全国高校野球選手権の甲子園大会3日目では、津田学園(三重)が叡明(埼玉)に延長12回タイブレークの末、5-4でサヨナラ勝ちし、6年ぶりの初戦突破を果たした。エース左腕・桑山晄太朗投手(3年)が延長12回までを一人で投げぬき、138球で4失点完投、チームに勝利をもたらした。
両エースの意地が激突、延長12回の死闘
素晴らしい試合だった。試合は津田学園が初回に先制するも、叡明も粘りを見せ5回に同点。その後は津田学園のエース・桑山晄太朗投手は、自慢のスライダーを軸に要所を締め、叡明の背番号6・田口遼平投手も投打にわたる活躍で一歩も引かない。試合は延長タイブレークに突入した。
10回、表の守りで併殺などにより無失点に抑えた桑山投手は雄叫びを挙げながらベンチに戻ったが、その裏に津田学園もバントを決めることができずに併殺で無失点に抑えられる。11回、叡明が田口投手のタイムリーで1点を勝ち越すが、その裏、津田学園も2つの併殺崩れの間に泥臭く同点に追いついた。桑山投手がランナーで出塁し、何度もスタートを切るなど走者としてエネルギーを使っていた。
そして12回、ベンチは落ち着いていた。イニングの始まる前に、桑山投手が足が攣りそうということで時間を取ってから登板をする。以前はなかなか無いことだったが、今は熱中症予防のために、治療の時間が度々設けられることから、素晴らしい判断だった。
ノーアウト一、二塁から、ピッチャーフライで1アウトを奪うと、併殺で切り抜け、わずか5球でこの回を無失点に抑えた。その裏は、無死一、二塁から伊藤璃空内野手(3年)が試みた送りバントが相手投手の悪送球を誘い、2時間47分に及んだ激闘に終止符が打たれた。
「自由人」エース・桑山、138球の熱投「最後は気持ちで」
この日の投球は三重大会に比べると球の強さも球速も無く、状態は良くなかった。「気力しかない。最後は気持ちで抑え込んだ」。試合後、椅子に座って取材に応じた桑山投手の体は、満身創痍だった。足をつりながらも投げ抜いた138球。「苦しいイニングが続いた中、粘って勝ちきれて良かった。甲子園に来て良かったと思える試合できました」と、その表情は充実感に満ちていた。

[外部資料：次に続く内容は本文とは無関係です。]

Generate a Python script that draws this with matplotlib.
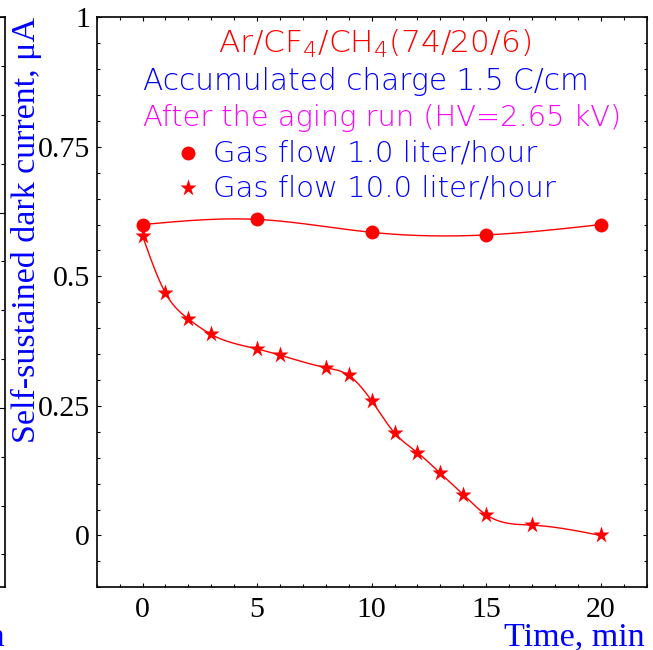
import numpy as np
import matplotlib
matplotlib.use("Agg")
import matplotlib.pyplot as plt
from matplotlib.ticker import MultipleLocator

# data
t_slow = [0, 5, 10, 15, 20]
i_slow = [0.600, 0.610, 0.585, 0.580, 0.600]

t_fast = [0, 1, 2, 3, 5, 6, 8, 9, 10, 11, 12, 13, 14, 15, 17, 20]
i_fast = [0.578, 0.468, 0.418, 0.388, 0.360, 0.348, 0.324, 0.309,
          0.260, 0.198, 0.160, 0.120, 0.079, 0.040, 0.020, 0.000]

title_lines = ["Ar/CF$_4$/CH$_4$(74/20/6)",
               "Accumulated charge 1.5 C/cm",
               "After the aging run (HV=2.65 kV)"]
legend_labels = ["Gas flow 1.0 liter/hour", "Gas flow 10.0 liter/hour"]

RED, BLUE, MAGENTA = "#ff0000", "#0000ff", "#ff00ff"
W, H = 653, 650


def smooth(x, y, n=400):
    # natural cubic spline, only used to draw the connecting curve
    x = np.asarray(x, float)
    y = np.asarray(y, float)
    k = len(x)
    h = np.diff(x)
    A = np.zeros((k, k))
    b = np.zeros(k)
    A[0, 0] = A[-1, -1] = 1
    for i in range(1, k - 1):
        A[i, i - 1] = h[i - 1]
        A[i, i] = 2 * (h[i - 1] + h[i])
        A[i, i + 1] = h[i]
        b[i] = 6 * ((y[i + 1] - y[i]) / h[i] - (y[i] - y[i - 1]) / h[i - 1])
    m = np.linalg.solve(A, b)
    xs = np.linspace(x[0], x[-1], n)
    j = np.clip(np.searchsorted(x, xs) - 1, 0, k - 2)
    dx = xs - x[j]
    hj = h[j]
    a = (m[j + 1] - m[j]) / (6 * hj)
    c = (y[j + 1] - y[j]) / hj - hj * (2 * m[j] + m[j + 1]) / 6
    ys = y[j] + c * dx + m[j] / 2 * dx ** 2 + a * dx ** 3
    return xs, ys


plt.rcParams["font.family"] = "Liberation Serif"
plt.rcParams["mathtext.fontset"] = "custom"
plt.rcParams["mathtext.rm"] = "DejaVu Sans:light"
plt.rcParams["mathtext.it"] = "DejaVu Sans:light"
plt.rcParams["mathtext.bf"] = "DejaVu Sans:bold"

fig = plt.figure(figsize=(W / 100, H / 100), dpi=100)
L, R, T, B = 96.7 / W, 646.5 / W, 1 - 17.3 / H, 1 - 587.3 / H
ax = fig.add_axes([L, B, R - L, T - B])

xs, ys = smooth(t_slow, i_slow)
ax.plot(xs, ys, color=RED, lw=1.0)
ax.plot(t_slow, i_slow, "o", color=RED, ms=10, mec="none")
xs, ys = smooth(t_fast, i_fast)
ax.plot(xs, ys, color=RED, lw=1.0)
ax.plot(t_fast, i_fast, "*", color=RED, ms=12.5, mec="none")

ax.set_xlim(-2, 22)
ax.set_ylim(-0.1, 1.0)
ax.xaxis.set_major_locator(MultipleLocator(5))
ax.xaxis.set_minor_locator(MultipleLocator(1))
ax.yaxis.set_major_locator(MultipleLocator(0.25))
ax.yaxis.set_minor_locator(MultipleLocator(0.05))
ax.set_yticks([0, 0.25, 0.5, 0.75, 1.0], ["0", "0.25", "0.5", "0.75", "1"])
ax.tick_params(which="both", direction="in", top=True, right=True,
               labelsize=21.5, width=0.8, colors="black")
ax.tick_params(which="major", length=3.2)
ax.tick_params(which="minor", length=1.9)
ax.tick_params(axis="y", pad=5)
ax.tick_params(axis="x", pad=7)
for s in ax.spines.values():
    s.set_linewidth(1.2)

# text block in the upper part
sans = "DejaVu Sans"
kw = dict(transform=fig.transFigure, va="baseline", family=sans,
          fontweight="light")
ax.text(375 / W, 1 - 53 / H, title_lines[0], ha="center", color=RED,
        fontsize=22.5, **kw)
ax.text(143 / W, 1 - 90 / H, title_lines[1], ha="left", color=BLUE,
        fontsize=21.3, **kw)
ax.text(143 / W, 1 - 126 / H, title_lines[2], ha="left", color=MAGENTA,
        fontsize=20.8, **kw)
for k, (mk, ms, lab) in enumerate(zip(["o", "*"], [10, 12.5], legend_labels)):
    yb = 162 + 35 * k
    fig.lines.append(plt.Line2D([188 / W], [1 - (yb - 9) / H], marker=mk,
                                ms=ms, color=RED, mec="none",
                                transform=fig.transFigure))
    ax.text(213 / W, 1 - yb / H, lab, ha="left", color=BLUE, fontsize=21, **kw)

fig.text(645 / W, 1 - 645 / H, "Time, min", ha="right", va="baseline",
         color=BLUE, fontsize=24.5)
fig.text(26 / W, 1 - 17 / H, "Self-sustained dark current, \u03bcA",
         rotation=90, ha="center", va="top", color=BLUE, fontsize=24.5)

# edge of the neighbouring panel, cut off at the left border
nb = fig.add_axes([-0.6, B, 0.6 + 4.5 / W, T - B])
nb.set_ylim(0.082, 3.0)
nb.set_xlim(0, 1)
nb.yaxis.set_major_locator(MultipleLocator(1))
nb.yaxis.set_minor_locator(MultipleLocator(0.25))
nb.tick_params(which="both", direction="in", left=False, right=True,
               labelleft=False, bottom=False, labelbottom=False, width=0.8)
nb.tick_params(which="major", length=5)
nb.tick_params(which="minor", length=3)
for s in nb.spines.values():
    s.set_linewidth(1.2)
fig.text(5 / W, 1 - 645 / H, "Time, min", ha="right", va="baseline",
         color=BLUE, fontsize=24.5)

fig.savefig("out.png", dpi=100)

女房役の犬飼悠之介捕手が「あいつは自由人なので」と語るように、桑山投手は三重大会では、試合後から次の試合の前日までグラウンドに姿を見せず、実家で自ら考えたメニューをこなすという異例のスタイルを取る。しかし、その結果は誰もが認めるところだ。三重大会では全5試合に登板し、31回2/3を投げわずか1失点。「その分、やってくれるからみんな何も言わない。あいつが投げた時は野手はみんな絶対負けさせられないと思う」と、犬飼捕手は絶対的な信頼を口にする。
厳しい戦いの夏
この日の戦いも死闘だったが、三重大会の準決勝、決勝から厳しい戦いが続いている。準決勝では昨夏の甲子園出場校・菰野との対戦で、昨夏に甲子園で好投を見せた栄田人逢投手との厳しい投げ合いとなり、桑山投手は132球を投げて、9回5安打14奪三振1失点で勝利した。

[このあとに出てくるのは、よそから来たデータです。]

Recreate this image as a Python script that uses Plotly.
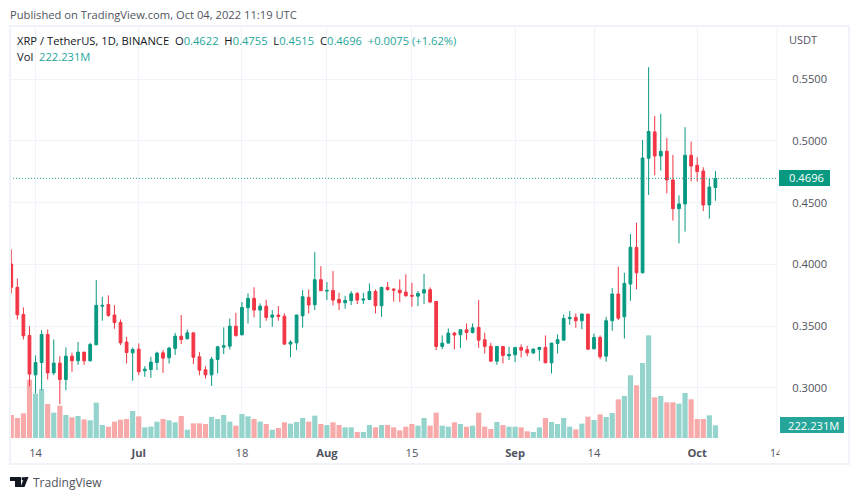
import pandas as pd
import plotly.graph_objects as go

# ── Data ───────────────────────────────────────────────────────────────────
dates = pd.date_range("2022-06-10", "2022-10-04", freq="D")

opens = [
    .4003, .3814, .3595, .3425, .3106, .3206, .3433, .3122, .3201, .3068, .3257, .3220, .3290, .3220, .3349, .3662, .3676, .3590, .3530, .3371, .3284,
    .3314, .3139, .3149, .3206, .3284, .3244, .3320, .3419, .3398, .3446, .3252, .3147, .3106, .3230, .3330, .3338, .3500, .3430, .3649, .3725, .3630, .3662, .3573, .3590, .3581, .3355, .3365, .3584, .3733, .3673, .3876,
    .3784, .3789, .3716, .3689, .3706, .3765, .3711, .3716, .3781, .3665, .3814, .3800, .3792, .3776, .3749, .3743, .3768, .3795, .3700, .3336, .3363, .3444, .3430, .3471, .3449, .3490, .3390, .3338, .3217, .3336, .3260,
    .3268, .3328, .3309, .3284, .3311, .3328, .3203, .3360, .3387, .3560, .3571, .3544, .3598, .3317, .3409, .3257, .3544, .3760, .3576, .3841, .4138, .3932, .4859, .5072, .4877, .4915, .4683, .4451, .4489, .4883,
    .4802, .4756, .4481, .4622,
]
highs = [
    .4121, .3884, .3652, .3500, .3263, .3468, .3473, .3392, .3257, .3328, .3284, .3371, .3290, .3365, .3873, .3738, .3749, .3671, .3554, .3414, .3328,
    .3360, .3176, .3252, .3293, .3306, .3333, .3446, .3590, .3473, .3446, .3290, .3176, .3252, .3338, .3490, .3562, .3608, .3695, .3765, .3814, .3684, .3714, .3630, .3662, .3603, .3387, .3592, .3792, .3797, .4100, .3986,
    .3857, .3946, .3770, .3746, .3784, .3776, .3770, .3846, .3797, .3814, .3857, .3806, .3878, .3919, .3851, .3784, .3922, .3814, .3700, .3425, .3481, .3454, .3473, .3522, .3522, .3711, .3446, .3365, .3338, .3338, .3333,
    .3328, .3352, .3341, .3320, .3333, .3425, .3365, .3433, .3595, .3622, .3603, .3603, .3598, .3441, .3425, .3576, .3808, .3981, .3932, .4246, .4337, .5007, .5596, .5201, .5218, .5023, .4886, .4559, .5110, .4994,
    .4867, .4786, .4697, .4755,
]
lows = [
    .3765, .3554, .3392, .3014, .2955, .2982, .3068, .3103, .2869, .2982, .3131, .3187, .3187, .3214, .3347, .3544, .3576, .3479, .3347, .3198, .3058,
    .3103, .3090, .3082, .3144, .3122, .3198, .3268, .3355, .3392, .3193, .3103, .3077, .3017, .3117, .3274, .3311, .3414, .3425, .3522, .3571, .3484, .3544, .3495, .3544, .3347, .3249, .3306, .3487, .3603, .3630, .3787,
    .3711, .3668, .3630, .3641, .3671, .3679, .3679, .3711, .3603, .3576, .3787, .3698, .3695, .3738, .3657, .3662, .3679, .3689, .3306, .3314, .3360, .3311, .3322, .3387, .3441, .3325, .3279, .3212, .3187, .3198, .3225,
    .3209, .3247, .3257, .3274, .3220, .3203, .3117, .3279, .3387, .3511, .3487, .3476, .3306, .3311, .3233, .3212, .3463, .3549, .3400, .3706, .3797, .3927, .4562, .4721, .4759, .4575, .4354, .4170, .4265, .4670,
    .4670, .4432, .4370, .4515,
]
closes = [
    .3814, .3592, .3422, .3112, .3206, .3433, .3122, .3201, .3068, .3257, .3220, .3290, .3220, .3352, .3668, .3668, .3587, .3530, .3365, .3287, .3311,
    .3131, .3152, .3209, .3282, .3241, .3322, .3419, .3392, .3446, .3249, .3144, .3106, .3233, .3333, .3341, .3500, .3425, .3652, .3725, .3630, .3662, .3571, .3590, .3579, .3355, .3371, .3590, .3738, .3671, .3876, .3787,
    .3789, .3711, .3689, .3708, .3762, .3711, .3719, .3781, .3665, .3814, .3797, .3792, .3770, .3746, .3743, .3765, .3795, .3695, .3336, .3363, .3444, .3428, .3471, .3449, .3487, .3387, .3336, .3217, .3336, .3263, .3271,
    .3328, .3306, .3284, .3314, .3328, .3203, .3363, .3390, .3562, .3571, .3544, .3598, .3314, .3409, .3252, .3544, .3760, .3565, .3846, .4138, .3932, .4861, .5075, .4877, .4915, .4683, .4451, .4489, .4883, .4796,
    .4751, .4481, .4626, .4696,
]
volumes = [
    404, 351, 433, 1024, 778, 860, 597, 445, 567, 404, 363, 386, 328, 310, 620, 228, 199, 287, 322, 333, 474,
    380, 187, 199, 287, 333, 310, 275, 386, 146, 257, 257, 246, 369, 333, 404, 287, 216, 421, 380, 333, 287, 246, 146, 176, 275, 252, 281, 351, 287, 392, 246,
    228, 275, 228, 187, 187, 105, 105, 228, 187, 228, 228, 187, 135, 199, 246, 216, 351, 216, 445, 216, 199, 275, 246, 199, 216, 445, 199, 158, 281, 228, 199,
    199, 187, 117, 105, 187, 351, 281, 246, 351, 199, 152, 252, 374, 316, 415, 369, 439, 679, 737, 1100, 924, 1316, 1802, 714, 737, 626, 626, 603, 790, 679,
    333, 333, 398, 222.231,
]

price_ticks = [0.30, 0.35, 0.40, 0.45, 0.50, 0.55]
date_ticks = ["2022-06-14", "2022-07-01", "2022-07-18", "2022-08-01", "2022-08-15",
              "2022-09-01", "2022-09-14", "2022-10-01", "2022-10-14"]
date_labels = ["14", "<b>Jul</b>", "18", "<b>Aug</b>", "15", "<b>Sep</b>", "14", "<b>Oct</b>", "14"]
last_price = 0.4696

# ── Colours ────────────────────────────────────────────────────────────────
UP        = "#089981"
DOWN      = "#f23645"
UP_VOL    = "#94d4cd"
DOWN_VOL  = "#f8a9a9"
TEAL      = "#26a69a"
GRID      = "#f0f3fa"
TEXT      = "#131722"
GRAY_TEXT = "#50535e"
FONT      = "Open Sans"

# pane rectangle in page pixels
L, R, T, B = 10, 777, 26, 438


def px(x):
    return (x - L) / (R - L)


def py(y):
    return (B - y) / (B - T)


vol_colors = [UP_VOL if c >= o else DOWN_VOL for o, c in zip(opens, closes)]

fig = go.Figure()
fig.add_trace(go.Bar(x=dates, y=volumes, marker_color=vol_colors, marker_line_width=0,
                     yaxis="y", name="Vol"))
fig.add_trace(go.Candlestick(
    x=dates, open=opens, high=highs, low=lows, close=closes, yaxis="y2", name="XRP",
    whiskerwidth=0,
    increasing=dict(line=dict(color=UP, width=1), fillcolor=UP),
    decreasing=dict(line=dict(color=DOWN, width=1), fillcolor=DOWN),
))

shapes = [
    # last price line
    dict(type="line", xref="paper", yref="y2", x0=0, x1=1, y0=last_price, y1=last_price,
         line=dict(color=TEAL, width=1, dash="1px,2px")),
    # outer frame and price-scale separator
    dict(type="rect", xref="paper", yref="paper", x0=px(10), x1=px(849), y0=py(26), y1=py(464),
         line=dict(color=GRID, width=2)),
    dict(type="line", xref="paper", yref="paper", x0=1, x1=1, y0=0, y1=1,
         line=dict(color=GRID, width=1)),
    # hides the right half of the clipped last date label
    dict(type="rect", xref="paper", yref="paper", x0=px(779.5), x1=px(795), y0=py(444), y1=py(461),
         fillcolor="white", line_width=0),
    # price and volume tags
    dict(type="rect", xref="paper", yref="paper", x0=px(779), x1=px(830), y0=py(170), y1=py(186),
         fillcolor=UP, line_width=0),
    dict(type="rect", xref="paper", yref="paper", x0=px(780), x1=px(844), y0=py(417), y1=py(433),
         fillcolor=TEAL, line_width=0),
    # logo
    dict(type="path", xref="paper", yref="paper", fillcolor=TEXT, line_width=0,
         path=f"M {px(10)},{py(477)} L {px(21)},{py(477)} L {px(21)},{py(487)} L {px(15)},{py(487)} "
              f"L {px(15)},{py(481)} L {px(10)},{py(481)} Z"),
    dict(type="circle", xref="paper", yref="paper", fillcolor=TEXT, line_width=0,
         x0=px(21.5), x1=px(24.5), y0=py(477), y1=py(480.5)),
    dict(type="path", xref="paper", yref="paper", fillcolor=TEXT, line_width=0,
         path=f"M {px(24.5)},{py(477)} L {px(28.5)},{py(477)} L {px(24.5)},{py(487)} L {px(20.5)},{py(487)} Z"),
]


def note(x, y, text, size=11.2, color=GRAY_TEXT, anchor="left"):
    fig.add_annotation(x=px(x), y=py(y), xref="paper", yref="paper", text=text, showarrow=False,
                       xanchor=anchor, yanchor="middle", align="left", borderpad=0, borderwidth=0,
                       font=dict(family=FONT, size=size, color=color))


def val(v):
    return f"<span style='color:{TEAL}'>{v}</span>"


note(10, 15, "Published on TradingView.com, Oct 04, 2022 11:19 UTC")
note(17, 41, "XRP / TetherUS, 1D, BINANCE  O" + val("0.4622") + "  H" + val("0.4755")
     + "  L" + val("0.4515") + "  C" + val("0.4696") + "  " + val("+0.0075 (+1.62%)"), color=TEXT)
note(17, 57, "Vol  " + val("222.231M"), color=TEXT)
note(789, 40, "USDT", size=11)
note(789, 178, "0.4696", color="white")
note(788, 425, "222.231M", color="white")
note(33, 482, "TradingView", size=12)

fig.update_layout(
    width=859, height=499,
    margin=dict(l=L, r=859 - R, t=T, b=499 - B, pad=0),
    paper_bgcolor="white", plot_bgcolor="white",
    showlegend=False,
    bargap=0.15, boxgap=0.35,
    shapes=shapes,
    font=dict(family=FONT, size=11.2, color=GRAY_TEXT),
    xaxis=dict(
        type="date", range=["2022-06-09 19:00", "2022-10-14 03:30"],
        rangeslider=dict(visible=False),
        tickmode="array", tickvals=date_ticks, ticktext=date_labels,
        tickangle=0, ticks="outside", ticklen=5, tickcolor="rgba(0,0,0,0)",
        showgrid=True, gridcolor=GRID, gridwidth=1, zeroline=False, showline=False,
        tickfont=dict(family=FONT, size=11.2, color=GRAY_TEXT),
    ),
    yaxis=dict(range=[0, 7231], visible=False, fixedrange=True),
    yaxis2=dict(
        overlaying="y", side="right", range=[0.2595, 0.5929],
        tickmode="array", tickvals=price_ticks, ticktext=[f"{p:.4f}" for p in price_ticks],
        ticks="outside", ticklen=12, tickcolor="rgba(0,0,0,0)",
        showgrid=True, gridcolor=GRID, gridwidth=1, zeroline=False, showline=False,
        tickfont=dict(family=FONT, size=11.2, color=GRAY_TEXT),
    ),
)

# the page's default body margin would push the chart off the window
fig.write_html("out.html", config={"displayModeBar": False},
               post_script="document.body.style.margin = '0';")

中一日で行われた決勝戦の津商戦は、相手の3投手の継投に味方は1点しか奪えなかったが、桑山投手が一人で投げきり9回3安打6奪三振で完封、1−0で勝利して甲子園出場を決めていた。準決勝でパワーを使い切り、この決勝戦からやや出力を抑えてという投球になっており、この夏の体力的にもかなり限界に所にいるのがわかる。
甲子園1勝を手にしたエースは、次の2回戦までにどのような調整をするのか。もしかすると宿泊施設には戻らずに、いつものように実家でメニューをこなすのかもしれない。大学進学が有力な投手だが、注目をしたくなる投手であることは間違いない。
桑山晄太朗投手 プロフィール
- 氏名:桑山 晄太朗(くわやま こうたろう)
- 生年月日:2007年6月29日
- 出身地:愛知県稲沢市
- 経歴:大里西クラブ(小1) – 藤華クラブ(大里中) – 津田学園高校(3年)
- 投打:左投左打
- 身長・体重:181cm・81kg
- ポジション:投手
- 主な特徴や実績:最速149キロの本格派左腕。2025年夏の甲子園1回戦で延長12回を138球で投げ抜き、4失点完投勝利。三重大会では31回2/3を1失点と圧巻の投球を見せた。独特の調整法を持つ“孤高のエース”。